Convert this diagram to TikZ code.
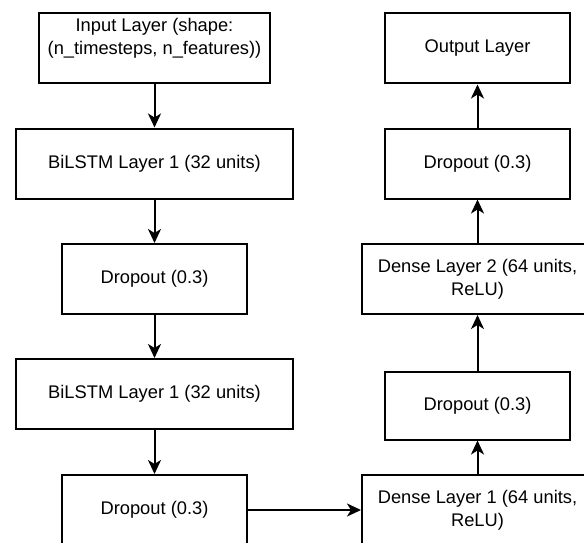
\documentclass[tikz,border=0pt]{standalone}
\usepackage{fontspec}
\setmainfont{Liberation Sans}
\usetikzlibrary{arrows.meta}

\begin{document}
\begin{tikzpicture}[x=1pt, y=-1pt, font=\fontsize{18.3}{23}\selectfont,
    layer/.style={draw, line width=2pt, inner sep=0pt, align=center, minimum height=70pt},
    widebox/.style={layer, minimum width=277pt},
    narrowbox/.style={layer, minimum width=185pt},
    densebox/.style={layer, minimum width=231pt},
    flow/.style={line width=2pt, -{Stealth[length=14pt, width=13pt, inset=4pt]}}]
    \pgfmathsetmacro{\lx}{154.5}
    \pgfmathsetmacro{\rx}{477.5}
    \useasboundingbox (0,0) rectangle (584,543);
    \clip (0,0) rectangle (584,543);
    % left column: recurrent part
    \node[densebox] (inp) at (\lx,48) {Input Layer (shape:\\(n\_timesteps, n\_features))\\ \mbox{}};
    \node[widebox] (bil1) at (\lx,163.5) {BiLSTM Layer 1 (32 units)};
    \node[narrowbox] (dropa) at (\lx,279) {Dropout (0.3)};
    \node[widebox] (bil2) at (\lx,394) {BiLSTM Layer 1 (32 units)};
    \node[narrowbox] (dropb) at (\lx,510) {Dropout (0.3)};
    % right column: dense part, read bottom to top
    \node[densebox] (den1) at (\rx,510) {Dense Layer 1 (64 units,\\ReLU)};
    \node[narrowbox, minimum height=68pt] (dropc) at (\rx,405.5) {Dropout (0.3)};
    \node[densebox] (den2) at (\rx,279) {Dense Layer 2 (64 units,\\ReLU)};
    \node[narrowbox] (dropd) at (\rx,163.5) {Dropout (0.3)};
    \node[narrowbox] (outp) at (\rx,48.5) {Output Layer};
    % connectors
    \draw[flow] (inp) -- (bil1);
    \draw[flow] (bil1) -- (dropa);
    \draw[flow] (dropa) -- (bil2);
    \draw[flow] (bil2) -- (dropb);
    \draw[flow] (dropb) -- (den1);
    \draw[flow] (den1) -- (dropc);
    \draw[flow] (dropc) -- (den2);
    \draw[flow] (den2) -- (dropd);
    \draw[flow] (dropd) -- (outp);
  \end{tikzpicture}
\end{document}
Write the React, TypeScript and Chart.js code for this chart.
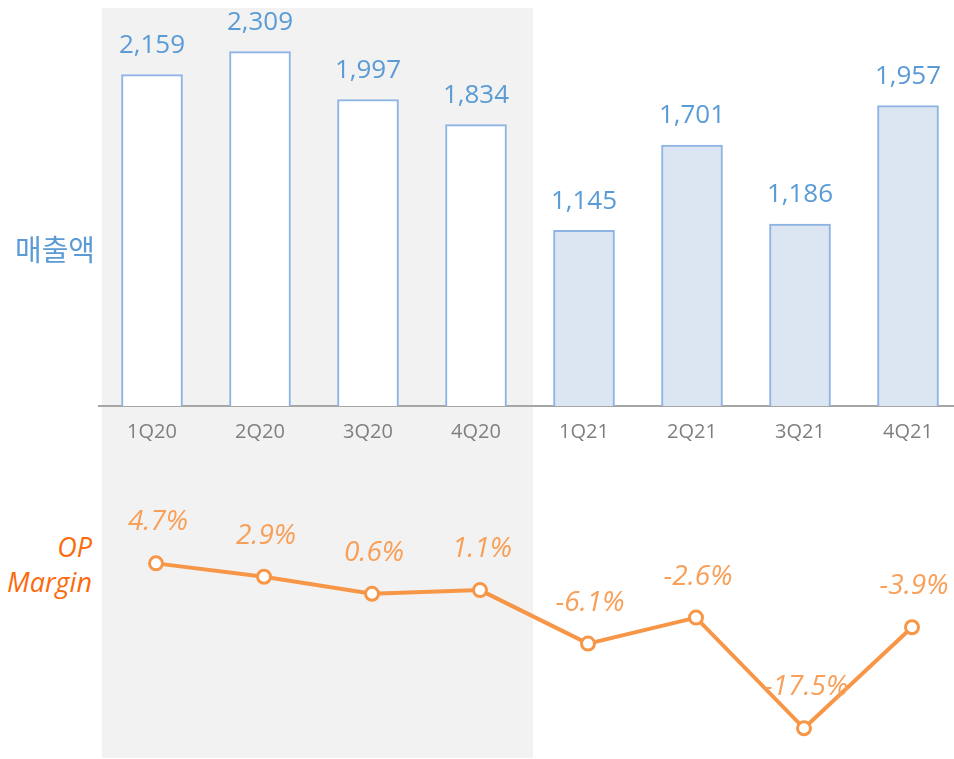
:::
§ **Task to carry out**
Where a line holds "code", copy that line.

§ **Task output**
Convert this diagram to TikZ code.
Write the React, TypeScript and Chart.js code for this chart.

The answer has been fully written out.